Oil & Gas

Saudi tucks away billions in oil money for next year

Bloomberg Riyadh/London

Saudi Arabia will hold billions of dollars from its oil windfall in a government current account until the end of the year, when it will decide how to distribute it – marking a shift in its strategy from previous boom periods.
In the past, higher oil prices and output would quickly translate into rising foreign reserves and deposits in local banks, and often lead to a swift boost in government spending.
This time, the government won’t spend the money until it’s rebuilt reserves depleted during eight years of subdued oil prices. It could then use some of the cash to repay debts and pour it into state investment vehicles, including the powerful Public Investment Fund (PIF) and the National Development Fund, which focuses on domestic infrastructure.
“The surplus achieved in Q1 is shown in the government current account and has not yet been deposited to government reserves nor transferred to other groups,” Finance Minister Mohamed al-Jadaan said in a statement to Bloomberg. “This allocation will occur after the surplus is realized, which means after the closing of the fiscal year.”
The government’s current account held at the central bank rose by 70bn riyals ($19bn) in the first quarter of the year, when Saudi Arabia reported a $15bn budget surplus.
The finance ministry’s comments solve a mystery that had stumped some analysts covering Saudi Arabia; they were waiting to find out where those billions of dollars would show up.
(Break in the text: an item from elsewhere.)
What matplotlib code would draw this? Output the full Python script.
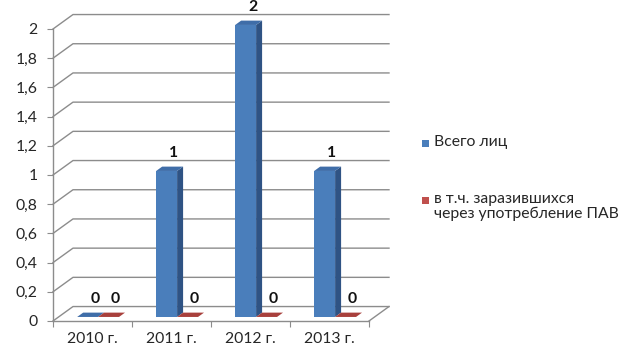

The world’s largest crude exporter has seen revenues soar on the back of $100 oil and rising production. Oil gross domestic product is expected to grow 19% this year, al-Jadaan said at the World Economic Forum in Davos, Switzerland.
If crude prices remain that high, Saudi Arabia’s total oil exports are estimated to reach $287bn this year, according to Ziad Daoud, chief emerging markets economist at Bloomberg Economics.
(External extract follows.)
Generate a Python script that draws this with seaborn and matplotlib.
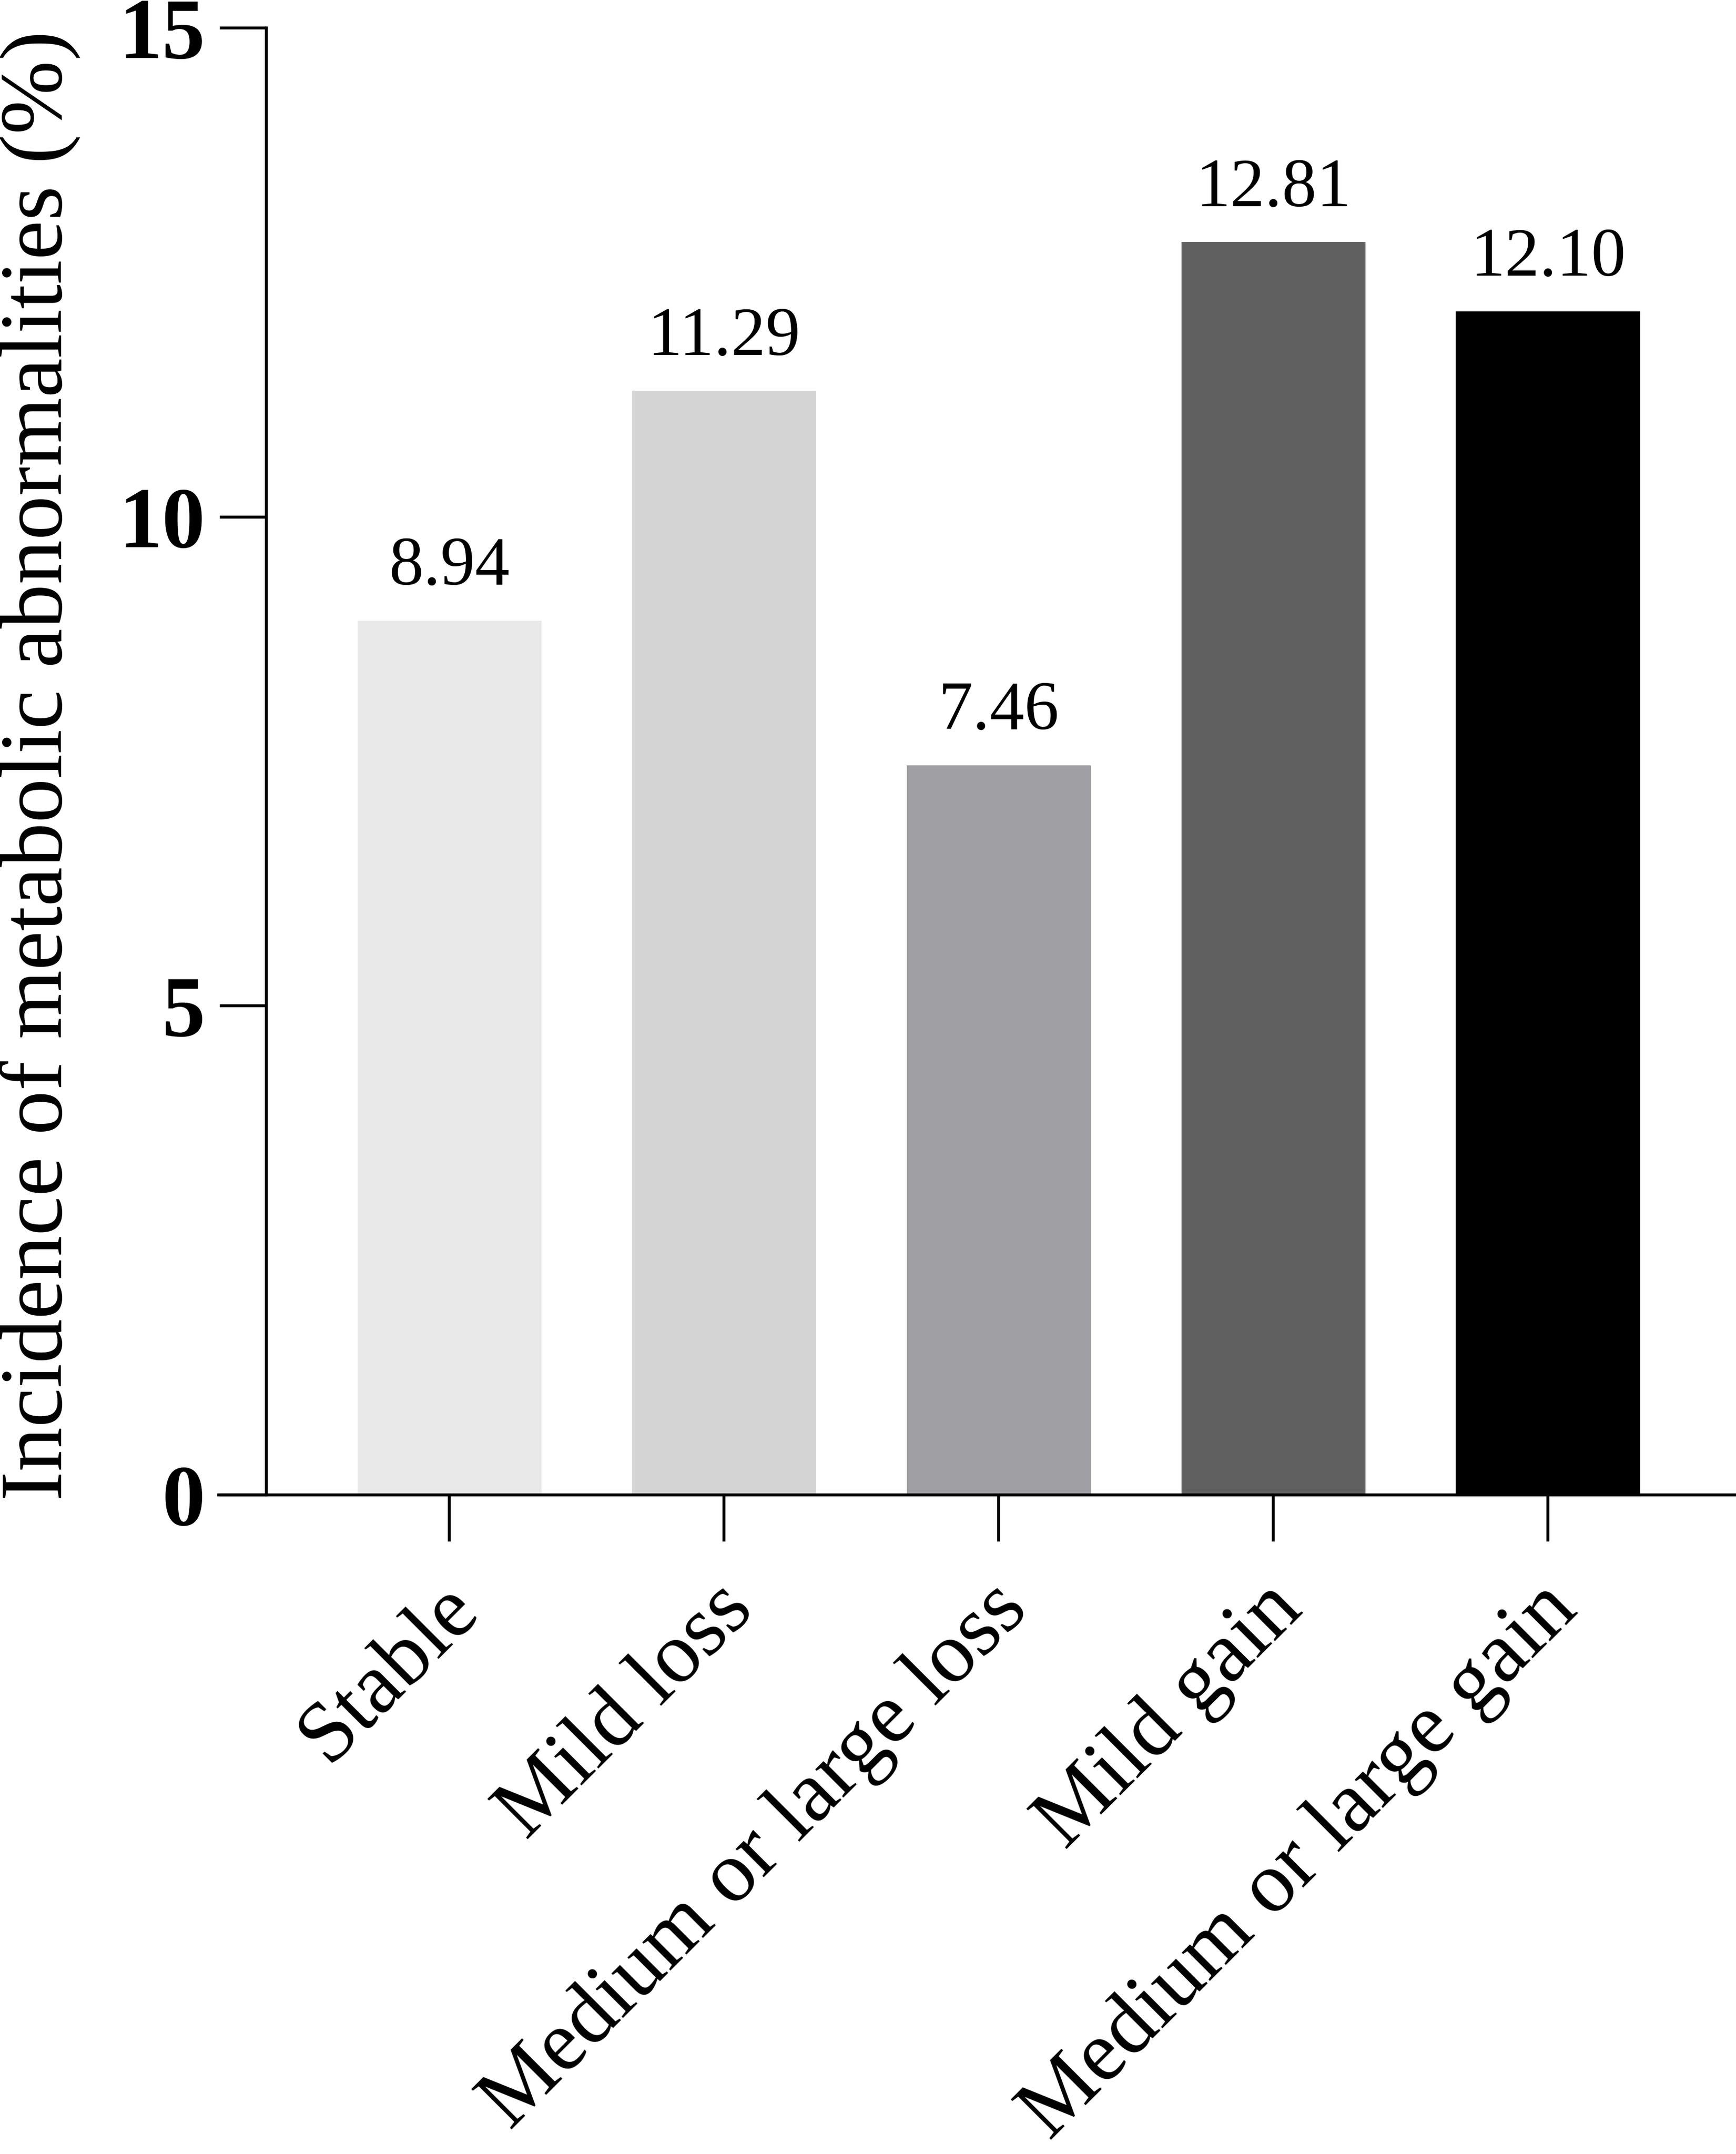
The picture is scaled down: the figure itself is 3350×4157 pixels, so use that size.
import numpy as np
import pandas as pd
import seaborn as sns
import matplotlib.pyplot as plt
import matplotlib.transforms as mtransforms

categories = ["Stable", "Mild loss", "Medium or large loss", "Mild gain", "Medium or large gain"]
incidence = [8.94, 11.29, 7.46, 12.81, 12.10]
bar_colors = ["#e9e9e9", "#d4d4d4", "#a0a0a4", "#606060", "#000000"]
y_ticks = [0, 5, 10, 15]

sns.set_theme(style="ticks")
plt.rcParams["font.family"] = ["Liberation Serif", "DejaVu Serif"]
for key in ["text.color", "axes.labelcolor", "xtick.color", "ytick.color", "axes.edgecolor"]:
    plt.rcParams[key] = "black"

df = pd.DataFrame({"group": categories, "incidence": incidence})

fig = plt.figure(figsize=(33.5, 41.57), dpi=100)
ax = fig.add_axes([0.126, 0.306, 0.874, 0.681])

sns.barplot(data=df, x="group", y="incidence", hue="group", palette=bar_colors,
            width=0.67, saturation=1, legend=False, linewidth=0, ax=ax)

# value labels above bars
for cont in ax.containers:
    ax.bar_label(cont, fmt="%.2f", padding=30, fontsize=96, color="black")

ax.set_xlim(-0.84, 4.685)
ax.set_ylim(0, 15)
ax.set_yticks(y_ticks)

# axes style: left spine moved right, bottom line runs out to the y ticks
ax.spines["top"].set_visible(False)
ax.spines["right"].set_visible(False)
ax.spines["left"].set_position(("data", -0.666))
for s in ["left", "bottom"]:
    ax.spines[s].set_linewidth(4)
    ax.spines[s].set_color("black")

ax.tick_params(axis="both", length=65, width=4, color="black", direction="out")
ax.tick_params(axis="y", pad=20, labelsize=120)
for lab in ax.get_yticklabels():
    lab.set_fontweight("bold")

ax.set_xticks(range(len(categories)))
ax.set_xticklabels(categories, rotation=45, ha="right", rotation_mode="anchor", fontsize=120)
ax.tick_params(axis="x", pad=38)
shift = mtransforms.ScaledTranslation(-16 / 72, 0, fig.dpi_scale_trans)
for lab in ax.get_xticklabels():
    lab.set_transform(lab.get_transform() + shift)

ax.set_xlabel("")
ax.set_ylabel("Incidence of metabolic abnormalities (%)", fontsize=123)
ax.yaxis.set_label_coords(-0.091, 0.497)

fig.savefig("out.png", dpi=100, facecolor="white")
Officials had previously said that much of the extra money would be used to accelerate efforts to diversify the economy away from oil – currently Saudi Arabia’s main source of income.
“The windfall from the additional revenues that we will get from high oil prices will be essentially invested in resilience,” Faisal Alibrahim, Minister of Economy and Planning, told Bloomberg in an interview at Davos. “Whether it’s replenishing reserves, paying off debt or investing in unique transformational projects through our wealth fund, that really helps us accelerate the diversification plans.”
The kingdom’s $600bn sovereign wealth fund, the PIF, is at the heart of Prince Mohamed bin Salman’s plan to overhaul the economy and invest in new non-oil industries like tourism.
It owns most of the kingdom’s mega-projects, including Neom – a $500bn new city – as well as tourism developments on the Red Sea coast and a massive entertainment complex planned near Riyadh.
“The responsibility of boosting growth has shifted to state-owned entities ex-budget, led by PIF,” Mohamed Abu Basha, head of macroeconomic research at Egyptian investment bank EFG Hermes, wrote in a note. That leaves “the transmission of high oil prices to the economy more indirect than at any time in history.”
Reserves jumped in March, supported by dividend payments from oil giant Aramco. But the increase was smaller than it was in the same period last year, when oil prices averaged above $60 a barrel.
One part of the economy that hasn’t benefited is the domestic banking system. In the past high oil prices would mean an influx of cheap deposits into the Saudi banks, helping to keep local currency lending rates low.
Yet Saudi banks are facing the tightest liquidity conditions since 2016, as measured by the three-month Saudi Interbank Offered Rate, or SAIBOR, despite soaring oil prices. It took off even before an overall 75 basis-point interest rate hike by the US Federal Reserve so far this year.
“The increase in SAIBOR rates reflects some of the lag between the surge in oil prices and the domestic liquidity boost,” said Carla Slim, economist at Standard Chartered Plc. “Excess liquidity in the banking system, as measured by volumes deposited in Saudi Arabian Monetary Authority’s reverse repo facility, has contracted sharply.”
The finance ministry said in its statement that money supply was ample.